====== INFORMATION SUPPLIED

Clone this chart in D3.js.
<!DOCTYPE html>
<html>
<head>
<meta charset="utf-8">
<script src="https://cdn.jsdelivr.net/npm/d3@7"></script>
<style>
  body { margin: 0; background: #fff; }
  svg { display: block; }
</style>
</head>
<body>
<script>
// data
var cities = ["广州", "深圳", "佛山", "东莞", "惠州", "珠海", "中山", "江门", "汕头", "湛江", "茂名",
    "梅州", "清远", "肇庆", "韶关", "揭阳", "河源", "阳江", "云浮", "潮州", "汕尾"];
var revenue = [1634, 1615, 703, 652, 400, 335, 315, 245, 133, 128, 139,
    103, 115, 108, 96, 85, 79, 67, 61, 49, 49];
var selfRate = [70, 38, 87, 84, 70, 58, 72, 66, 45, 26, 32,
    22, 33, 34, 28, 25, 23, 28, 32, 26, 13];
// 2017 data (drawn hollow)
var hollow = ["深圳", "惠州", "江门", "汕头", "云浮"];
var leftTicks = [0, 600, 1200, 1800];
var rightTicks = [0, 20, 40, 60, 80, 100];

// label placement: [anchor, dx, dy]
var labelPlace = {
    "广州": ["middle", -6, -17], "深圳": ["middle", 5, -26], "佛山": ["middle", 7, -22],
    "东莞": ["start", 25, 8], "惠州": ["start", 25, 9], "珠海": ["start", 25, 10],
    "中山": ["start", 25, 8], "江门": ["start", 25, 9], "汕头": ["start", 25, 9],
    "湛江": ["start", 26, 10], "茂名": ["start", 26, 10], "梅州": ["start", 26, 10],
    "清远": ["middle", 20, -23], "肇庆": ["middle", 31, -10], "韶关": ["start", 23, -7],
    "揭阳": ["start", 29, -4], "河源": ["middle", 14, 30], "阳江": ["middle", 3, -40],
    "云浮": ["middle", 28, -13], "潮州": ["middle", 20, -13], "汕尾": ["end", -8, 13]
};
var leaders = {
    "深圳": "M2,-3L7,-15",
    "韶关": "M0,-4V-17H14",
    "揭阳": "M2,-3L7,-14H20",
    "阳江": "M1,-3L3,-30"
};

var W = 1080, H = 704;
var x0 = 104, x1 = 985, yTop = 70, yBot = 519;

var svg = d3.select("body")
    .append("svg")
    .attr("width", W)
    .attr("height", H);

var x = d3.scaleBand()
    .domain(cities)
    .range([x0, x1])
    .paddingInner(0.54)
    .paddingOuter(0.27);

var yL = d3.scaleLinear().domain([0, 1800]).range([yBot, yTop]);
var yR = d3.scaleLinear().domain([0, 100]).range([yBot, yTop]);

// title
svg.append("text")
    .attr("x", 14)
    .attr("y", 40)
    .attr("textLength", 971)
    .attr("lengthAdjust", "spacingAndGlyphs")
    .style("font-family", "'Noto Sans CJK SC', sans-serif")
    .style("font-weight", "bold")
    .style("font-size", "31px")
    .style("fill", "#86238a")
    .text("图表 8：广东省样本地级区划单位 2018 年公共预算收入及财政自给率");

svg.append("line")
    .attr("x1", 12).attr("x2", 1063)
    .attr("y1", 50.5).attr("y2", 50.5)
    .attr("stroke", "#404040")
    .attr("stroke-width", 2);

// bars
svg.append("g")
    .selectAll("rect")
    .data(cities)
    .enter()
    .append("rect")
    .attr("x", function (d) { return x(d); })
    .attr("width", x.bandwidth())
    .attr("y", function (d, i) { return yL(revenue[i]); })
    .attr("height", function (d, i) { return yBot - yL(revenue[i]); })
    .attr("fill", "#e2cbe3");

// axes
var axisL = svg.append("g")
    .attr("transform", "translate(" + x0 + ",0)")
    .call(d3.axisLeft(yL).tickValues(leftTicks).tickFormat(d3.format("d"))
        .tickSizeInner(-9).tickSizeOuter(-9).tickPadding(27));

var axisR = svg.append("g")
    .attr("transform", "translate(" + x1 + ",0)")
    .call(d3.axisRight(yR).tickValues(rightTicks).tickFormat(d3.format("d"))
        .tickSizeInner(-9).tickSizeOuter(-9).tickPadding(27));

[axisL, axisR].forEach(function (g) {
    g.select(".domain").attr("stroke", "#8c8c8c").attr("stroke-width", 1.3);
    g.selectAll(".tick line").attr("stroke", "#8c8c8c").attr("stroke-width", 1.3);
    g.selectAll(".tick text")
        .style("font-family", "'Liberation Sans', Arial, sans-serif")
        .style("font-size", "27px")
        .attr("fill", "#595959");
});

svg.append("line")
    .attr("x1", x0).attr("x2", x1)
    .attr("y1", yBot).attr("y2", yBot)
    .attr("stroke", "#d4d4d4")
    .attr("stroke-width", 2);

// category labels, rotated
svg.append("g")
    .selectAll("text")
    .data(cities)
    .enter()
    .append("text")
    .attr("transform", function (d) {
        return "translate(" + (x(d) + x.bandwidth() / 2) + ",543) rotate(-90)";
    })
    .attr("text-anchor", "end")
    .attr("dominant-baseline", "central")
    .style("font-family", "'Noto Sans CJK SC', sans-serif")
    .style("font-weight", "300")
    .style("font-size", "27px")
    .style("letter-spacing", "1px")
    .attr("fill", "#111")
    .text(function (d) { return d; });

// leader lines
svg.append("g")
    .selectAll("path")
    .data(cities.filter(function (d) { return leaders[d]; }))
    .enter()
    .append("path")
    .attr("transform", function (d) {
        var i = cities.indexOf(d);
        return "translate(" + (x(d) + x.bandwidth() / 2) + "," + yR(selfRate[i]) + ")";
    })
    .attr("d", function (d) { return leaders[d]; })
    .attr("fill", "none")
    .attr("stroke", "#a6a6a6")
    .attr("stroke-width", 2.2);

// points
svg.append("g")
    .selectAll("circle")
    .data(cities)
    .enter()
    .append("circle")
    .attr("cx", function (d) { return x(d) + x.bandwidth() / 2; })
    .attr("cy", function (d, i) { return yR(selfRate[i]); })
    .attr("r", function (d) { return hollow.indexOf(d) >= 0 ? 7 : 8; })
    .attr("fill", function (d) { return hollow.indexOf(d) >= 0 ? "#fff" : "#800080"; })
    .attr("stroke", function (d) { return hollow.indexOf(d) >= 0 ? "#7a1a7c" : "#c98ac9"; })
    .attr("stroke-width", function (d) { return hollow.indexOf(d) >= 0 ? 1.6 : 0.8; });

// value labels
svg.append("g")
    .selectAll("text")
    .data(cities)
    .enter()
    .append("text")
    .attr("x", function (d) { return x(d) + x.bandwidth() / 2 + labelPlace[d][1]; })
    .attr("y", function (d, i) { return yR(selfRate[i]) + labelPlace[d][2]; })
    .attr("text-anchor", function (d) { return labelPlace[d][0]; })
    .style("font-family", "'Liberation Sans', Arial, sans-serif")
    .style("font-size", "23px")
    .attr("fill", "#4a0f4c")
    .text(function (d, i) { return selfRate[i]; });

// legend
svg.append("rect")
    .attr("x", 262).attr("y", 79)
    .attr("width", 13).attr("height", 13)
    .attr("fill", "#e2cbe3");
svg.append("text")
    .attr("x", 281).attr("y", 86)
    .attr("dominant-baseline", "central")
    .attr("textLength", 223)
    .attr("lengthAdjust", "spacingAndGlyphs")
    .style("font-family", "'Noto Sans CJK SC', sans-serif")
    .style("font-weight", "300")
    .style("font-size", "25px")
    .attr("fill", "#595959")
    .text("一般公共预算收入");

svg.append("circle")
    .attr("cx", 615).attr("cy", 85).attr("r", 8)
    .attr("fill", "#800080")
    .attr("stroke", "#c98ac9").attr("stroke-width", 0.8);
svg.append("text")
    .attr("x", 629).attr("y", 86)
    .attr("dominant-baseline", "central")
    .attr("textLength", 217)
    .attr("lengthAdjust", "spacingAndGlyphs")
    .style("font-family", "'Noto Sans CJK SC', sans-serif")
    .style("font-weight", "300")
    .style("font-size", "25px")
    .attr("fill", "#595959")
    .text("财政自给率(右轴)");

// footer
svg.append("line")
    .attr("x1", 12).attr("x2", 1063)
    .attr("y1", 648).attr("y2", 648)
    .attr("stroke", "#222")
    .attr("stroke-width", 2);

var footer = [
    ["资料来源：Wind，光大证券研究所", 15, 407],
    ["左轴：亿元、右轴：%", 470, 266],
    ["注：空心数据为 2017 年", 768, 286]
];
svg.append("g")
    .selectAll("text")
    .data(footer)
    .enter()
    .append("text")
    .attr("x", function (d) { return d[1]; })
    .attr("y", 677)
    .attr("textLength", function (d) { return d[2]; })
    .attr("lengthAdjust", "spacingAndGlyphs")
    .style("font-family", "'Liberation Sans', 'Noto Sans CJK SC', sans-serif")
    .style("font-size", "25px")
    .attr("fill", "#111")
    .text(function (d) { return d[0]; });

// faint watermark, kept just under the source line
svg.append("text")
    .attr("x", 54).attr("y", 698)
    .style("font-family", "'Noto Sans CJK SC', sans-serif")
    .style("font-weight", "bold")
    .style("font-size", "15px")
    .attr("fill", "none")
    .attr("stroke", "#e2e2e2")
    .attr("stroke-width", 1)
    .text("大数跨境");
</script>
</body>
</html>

============

Reproduce exactly, please, only the lines from the start of the data above to the line that contains "var rightTicks = [0, 20, 40, 60, 80, 100];", with both ends kept.

SOLUTION FOR THIS PROBLEM:
Clone this chart in D3.js.
<!DOCTYPE html>
<html>
<head>
<meta charset="utf-8">
<script src="https://cdn.jsdelivr.net/npm/d3@7"></script>
<style>
  body { margin: 0; background: #fff; }
  svg { display: block; }
</style>
</head>
<body>
<script>
// data
var cities = ["广州", "深圳", "佛山", "东莞", "惠州", "珠海", "中山", "江门", "汕头", "湛江", "茂名",
    "梅州", "清远", "肇庆", "韶关", "揭阳", "河源", "阳江", "云浮", "潮州", "汕尾"];
var revenue = [1634, 1615, 703, 652, 400, 335, 315, 245, 133, 128, 139,
    103, 115, 108, 96, 85, 79, 67, 61, 49, 49];
var selfRate = [70, 38, 87, 84, 70, 58, 72, 66, 45, 26, 32,
    22, 33, 34, 28, 25, 23, 28, 32, 26, 13];
// 2017 data (drawn hollow)
var hollow = ["深圳", "惠州", "江门", "汕头", "云浮"];
var leftTicks = [0, 600, 1200, 1800];
var rightTicks = [0, 20, 40, 60, 80, 100];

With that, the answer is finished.